Wednesday, April 26, 2006

 

Rules Bleg

One for the next season of "You Make The Call" happened in the 1st period of last night's Flames game. I think we're all clear on the gist of Rule 51 this year:
When any player, while in his defending zone, shoots the puck directly (non-deflected) out of the playing surface, except where there is no glass, a penalty shall be assessed for delaying the game.

Late in the first, Huselius whacked the puck over the glass, no deflection, and was assessed a penalty. Just right, I'd say, but then we saw Iginla and Sutter arguing about it. What they were saying was that the puck was in the air when Huselius hit it (which it was, roughly 2 feet above the ice).

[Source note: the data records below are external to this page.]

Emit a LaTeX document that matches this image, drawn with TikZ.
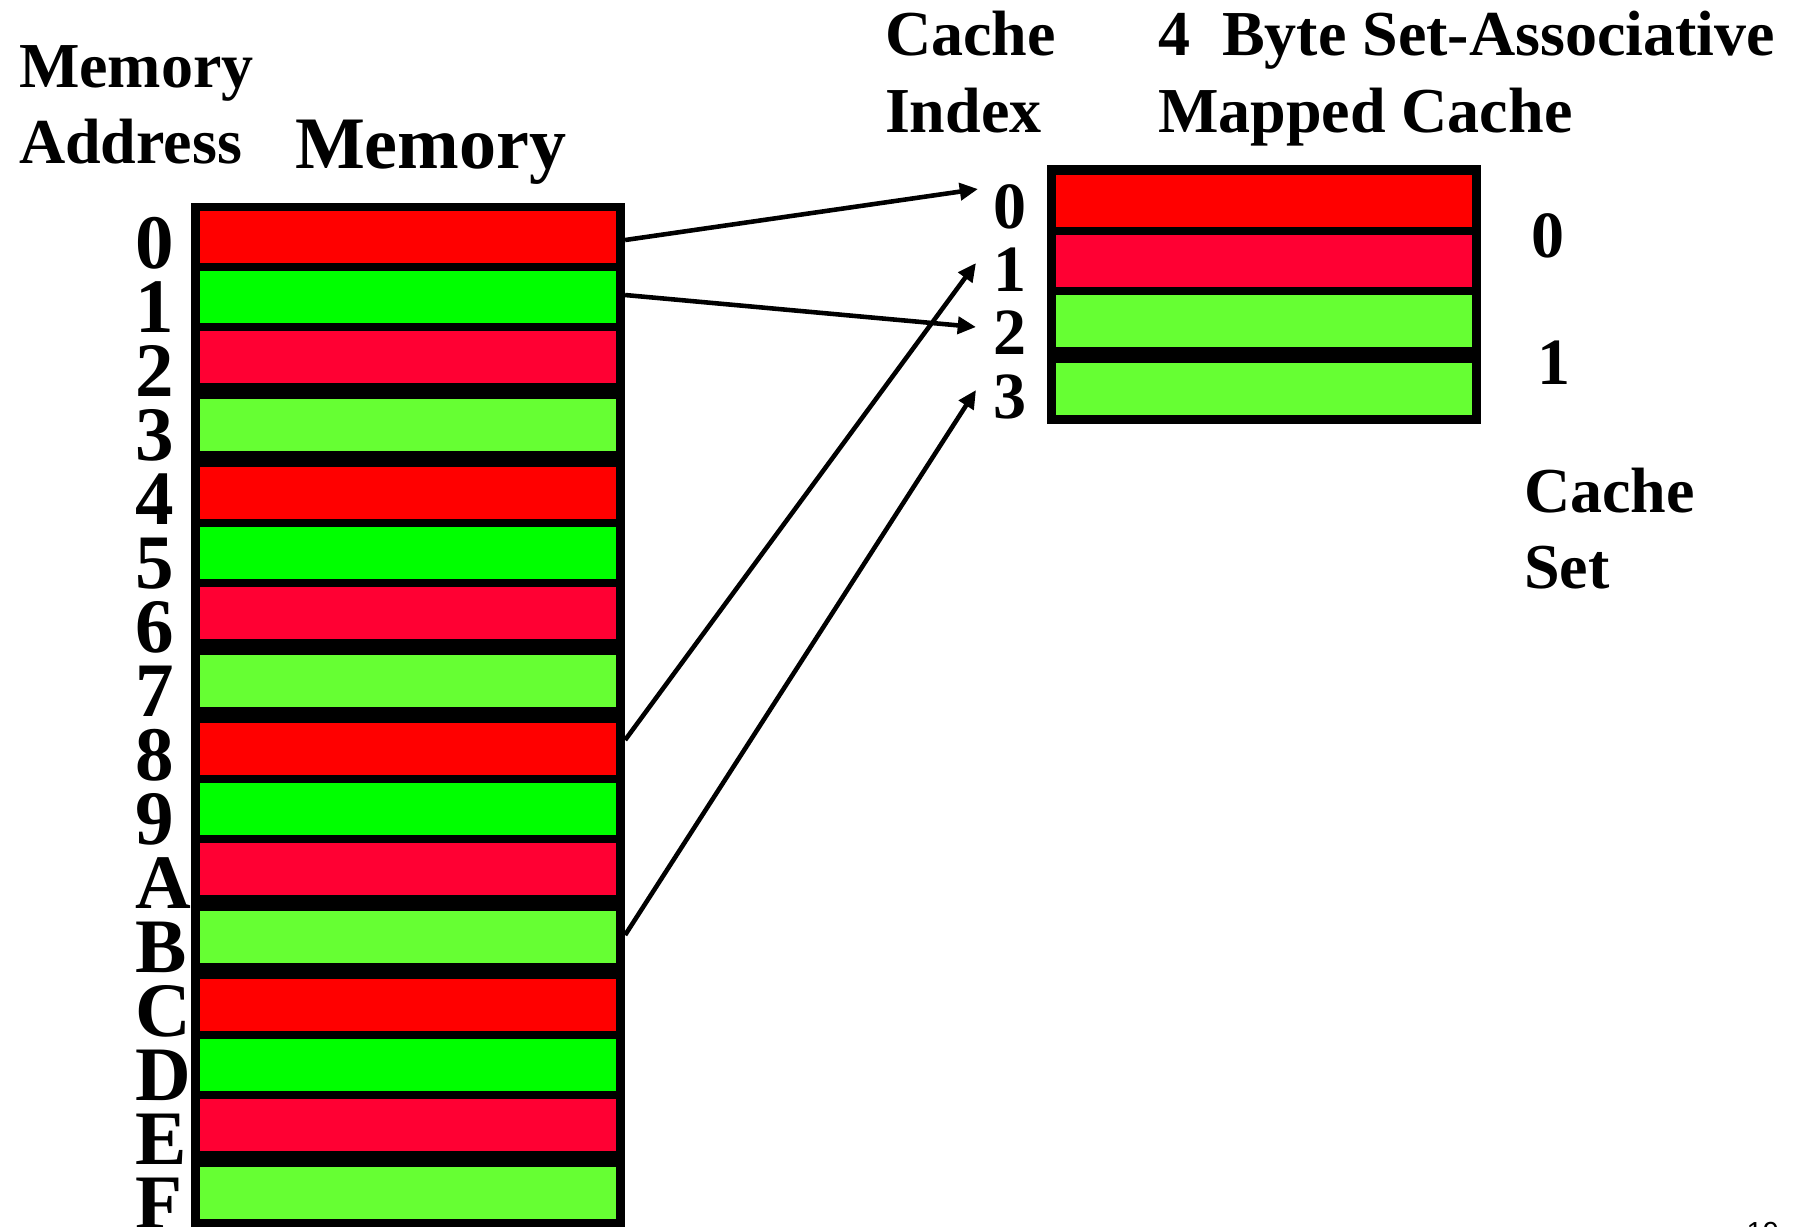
\documentclass[tikz,border=0pt]{standalone}
\usepackage{fontspec}
\setmainfont{Liberation Serif}
\newfontfamily\pagenumfont{Liberation Sans}
\usetikzlibrary{arrows.meta,calc}
\definecolor{cred}{HTML}{FF0000}
\definecolor{cgrn}{HTML}{00FF00}
\definecolor{cpred}{HTML}{FF0033}
\definecolor{clgrn}{HTML}{66FF33}
\begin{document}
\begin{tikzpicture}[x=0.01cm,y=-0.01cm,
  memrow/.style={draw=none,inner sep=0pt,outer sep=0pt,minimum width=4.16cm,minimum height=0.52cm},
  blackframe/.style={fill=black,draw=none,inner sep=0pt,outer sep=0pt,anchor=north west},
  headlbl/.style={inner sep=0pt,outer sep=0pt,anchor=base west,font=\bfseries\fontsize{18.21pt}{18.21pt}\selectfont},
  bigtitle/.style={inner sep=0pt,outer sep=0pt,anchor=base west,font=\bfseries\fontsize{21.05pt}{21.05pt}\selectfont},
  addrlbl/.style={inner sep=0pt,outer sep=0pt,anchor=base west,font=\bfseries\fontsize{21.91pt}{21.91pt}\selectfont},
  idxlbl/.style={inner sep=0pt,outer sep=0pt,anchor=base west,font=\bfseries\fontsize{18.78pt}{18.78pt}\selectfont},
  maplink/.style={line width=1.3pt,-{Triangle[length=5.2pt,width=4.8pt]}}]
\useasboundingbox (0,0) rectangle (1799,1226);

% headings
\node[headlbl] (hmem1) at (19,87) {Memory};
\node[headlbl] (hmem2) at (19,163) {Address};
\node[bigtitle] (hmemory) at (295,168) {Memory};
\node[headlbl] (hci1) at (885,55) {Cache};
\node[headlbl] (hci2) at (885,132) {Index};
\node[headlbl] (hcache1) at (1158,55) {4\ \ Byte Set-Associative};
\node[headlbl] (hcache2) at (1158,132) {Mapped Cache};
\node[headlbl] (hset1) at (1524,512) {Cache};
\node[headlbl] (hset2) at (1524,588) {Set};

% memory
\node[blackframe, minimum width=4.34cm, minimum height=10.37cm] (mem) at (191,203) {};
\node[memrow, fill=cred]  (m0) at (408,237) {};
\node[memrow, fill=cgrn]  (m1) at (408,297) {};
\node[memrow, fill=cpred] (m2) at (408,357) {};
\node[memrow, fill=clgrn] (m3) at (408,425) {};
\node[memrow, fill=cred]  (m4) at (408,493) {};
\node[memrow, fill=cgrn]  (m5) at (408,553) {};
\node[memrow, fill=cpred] (m6) at (408,613) {};
\node[memrow, fill=clgrn] (m7) at (408,681) {};
\node[memrow, fill=cred]  (m8) at (408,749) {};
\node[memrow, fill=cgrn]  (m9) at (408,809) {};
\node[memrow, fill=cpred] (mA) at (408,869) {};
\node[memrow, fill=clgrn] (mB) at (408,937) {};
\node[memrow, fill=cred]  (mC) at (408,1005) {};
\node[memrow, fill=cgrn]  (mD) at (408,1065) {};
\node[memrow, fill=cpred] (mE) at (408,1125) {};
\node[memrow, fill=clgrn] (mF) at (408,1193) {};

% memory addresses
\foreach \n [count=\k from 0] in {0,1,2,3,4,5,6,7,8,9,A,B,C,D,E,F}
  \node[addrlbl] (a\n) at (136,{268+64*\k}) {\n};

% cache
\node[blackframe, minimum width=4.34cm, minimum height=2.59cm] (cache) at (1047,165) {};
\node[memrow, fill=cred]  (c0) at (1264,201) {};
\node[memrow, fill=cpred] (c1) at (1264,261) {};
\node[memrow, fill=clgrn] (c2) at (1264,321) {};
\node[memrow, fill=clgrn] (c3) at (1264,389) {};

% cache index
\node[idxlbl] (i0) at (993,228) {0};
\node[idxlbl] (i1) at (993,291) {1};
\node[idxlbl] (i2) at (993,354) {2};
\node[idxlbl] (i3) at (993,418) {3};

% cache set
\node[idxlbl] (s0) at (1531,257) {0};
\node[idxlbl] (s1) at (1537,384) {1};

% page number
\node[inner sep=0pt, anchor=base west, font=\pagenumfont\fontsize{8.25pt}{8.25pt}\selectfont] (pnum) at (1746,1242) {19};

% connectors
\coordinate (st0) at ($(m0.east)+(9,3)$);
\coordinate (st1) at ($(m1.east)+(9,-2)$);
\coordinate (st8) at ($(m8.east)+(9,-9)$);
\coordinate (stB) at ($(mB.east)+(9,-2)$);
\coordinate (en0) at ($(i0.base west)+(-15,-39)$);
\coordinate (en1) at ($(i1.base west)+(-17,-28)$);
\coordinate (en2) at ($(i2.base west)+(-17,-27)$);
\coordinate (en3) at ($(i3.base west)+(-17,-28)$);
\draw[maplink] (st0) -- (en0);
\draw[maplink] (st1) -- (en2);
\draw[maplink] (st8) -- (en1);
\draw[maplink] (stB) -- (en3);
\end{tikzpicture}
\end{document}
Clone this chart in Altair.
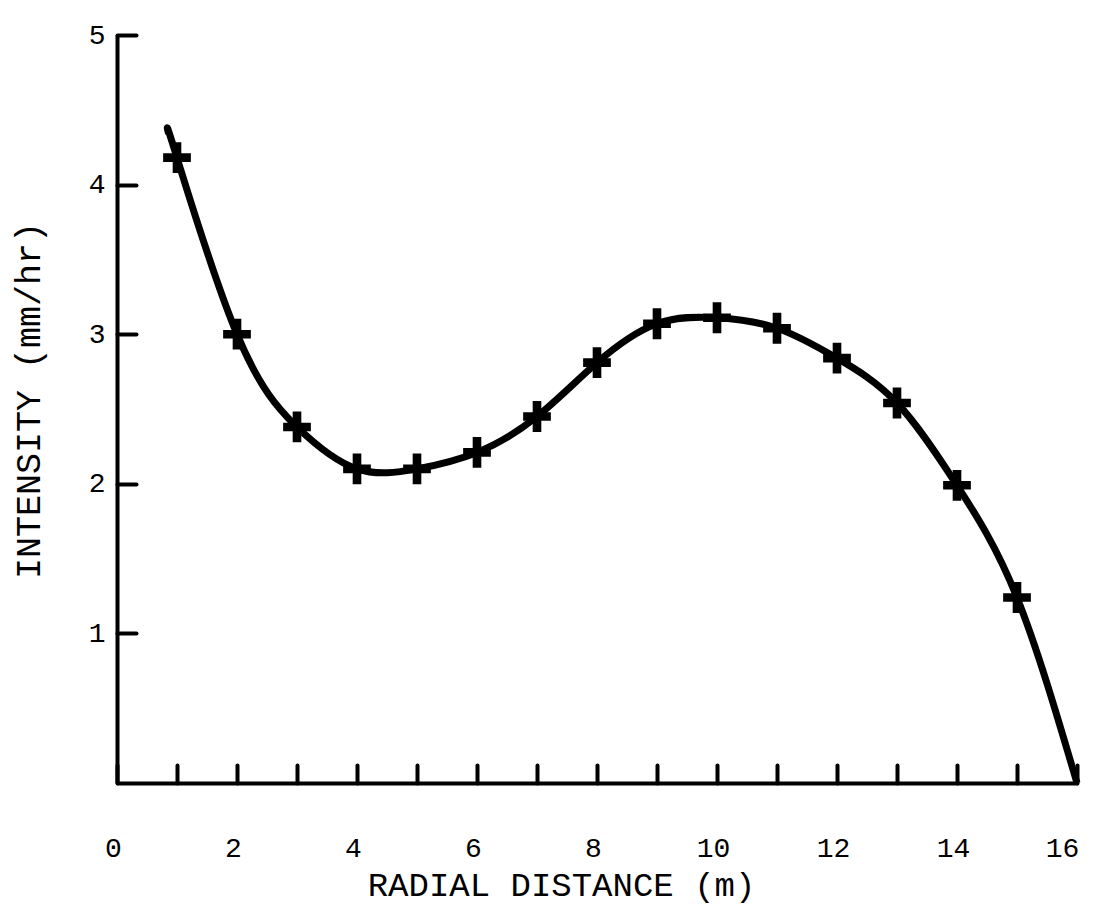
import altair as alt
import pandas as pd

# Marker data
dist = [1, 2, 3, 4, 5, 6, 7, 8, 9, 10, 11, 12, 13, 14, 15]
intensity = [4.18, 3.00, 2.38, 2.10, 2.10, 2.21, 2.45, 2.81, 3.07, 3.11, 3.04, 2.84, 2.54, 1.99, 1.24]

# Drawn curve: starts just left of the first marker and ends on the axis at 16
curve_x = [0.86, 1, 2, 3, 4, 5, 6, 7, 8, 9, 10, 11, 12, 13, 14, 15, 16]
curve_y = [4.34, 4.18, 3.00, 2.38, 2.10, 2.10, 2.21, 2.45, 2.81, 3.07, 3.11, 3.04, 2.84, 2.54, 1.99, 1.24, 0.0]

x_ticks = list(range(0, 17))
y_ticks = [1, 2, 3, 4, 5]

FONT = "Liberation Mono"

pts = pd.DataFrame({"d": dist, "v": intensity})
crv = pd.DataFrame({"d": curve_x, "v": curve_y})

x_axis = alt.Axis(
    values=x_ticks,
    labelExpr="datum.value % 2 == 0 ? datum.label : ''",
    title="RADIAL DISTANCE (m)",
    grid=False,
    domainColor="black", domainWidth=4,
    tickColor="black", tickWidth=4, tickSize=alt.ExprRef(expr="-18"), tickCap="round",
    labelFont=FONT, labelFontSize=28, labelColor="black", labelPadding=69,
    labelOffset={"condition": {"test": "datum.value == 16", "value": -15}, "value": -4},
    labelAlign="center", labelBaseline="top",
    titleFont=FONT, titleFontSize=34, titleFontWeight="normal", titleColor="black",
    titleX=444, titleY=102, titleAnchor="middle", titleAlign="center", titleBaseline="middle",
)
y_axis = alt.Axis(
    values=y_ticks,
    title="INTENSITY (mm/hr)",
    grid=False,
    domainColor="black", domainWidth=4,
    tickColor="black", tickWidth=4, tickSize=alt.ExprRef(expr="-19"), tickCap="round",
    labelFont=FONT, labelFontSize=28, labelColor="black", labelPadding=31,
    labelAlign="right", labelBaseline="middle",
    titleFont=FONT, titleFontSize=35, titleFontWeight="normal", titleColor="black",
    titleX=-89, titleY=365, titleAngle=-90, titleAlign="center", titleBaseline="middle",
)

xs = alt.Scale(domain=[0, 16], nice=False, zero=False)
ys = alt.Scale(domain=[0, 5], nice=False, zero=True)

line = alt.Chart(crv).mark_line(
    color="black", strokeWidth=7, interpolate="natural", strokeCap="butt"
).encode(
    x=alt.X("d:Q", scale=xs, axis=x_axis),
    y=alt.Y("v:Q", scale=ys, axis=y_axis),
)

plus_path = "M-0.9,-0.28H-0.28V-1H0.28V-0.28H0.9V0.28H0.28V1H-0.28V0.28H-0.9Z"
markers = alt.Chart(pts).mark_point(
    shape=plus_path, filled=True, color="black", size=950, opacity=1
).encode(
    x=alt.X("d:Q", scale=xs, axis=x_axis),
    y=alt.Y("v:Q", scale=ys, axis=y_axis),
)

chart = alt.layer(line, markers).properties(
    width=960, height=748,
    autosize=alt.AutoSizeParams(type="none"),
    padding={"left": 109, "top": 27, "right": 11, "bottom": 124},
    background="white",
).configure_view(stroke=None)

chart.save("out.html", embed_options={"renderer": "svg", "actions": False})
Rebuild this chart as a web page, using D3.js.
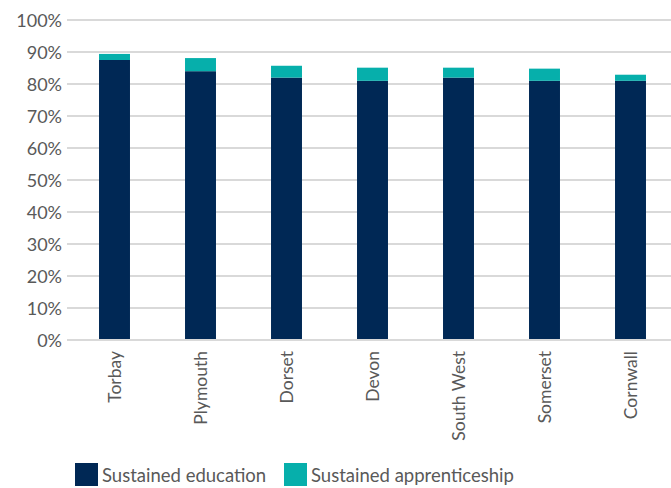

The opening sentence of Rule 51 uses shooting and batting the puck interchangeably, so I assume that also applies to the 2005-06 Addition: accident or not, bat the puck out of play and you've got yourself a minor penalty.

Except, like I say, the Flames were arguing. And I'm pretty sure I know why this is; it's because in a game late this season (I forget who the opponent was, but John Garrett was the colour guy) someone on the other team batted a puck at roughly head-height straight out of play, and there was no call. And it's not because the refs missed it; there was a discussion, and the result was, no penalty.

Can anyone tell me what the correct ruling is here? Is it possible that swiping your stick at eye-level (i.e. above the shoulders/crossbar) and batting a puck out of play is not a penalty, but doing the same at knee-level is? Your help is urgently requested, friend.

Comments:

I've wondered about this. Every game, a defender deflects a shot over the glass. Why aren't those called?

What if a defender deliberately deflects a shot over the glass? What if he deliberately deflects a teammate's hard pass over the glass?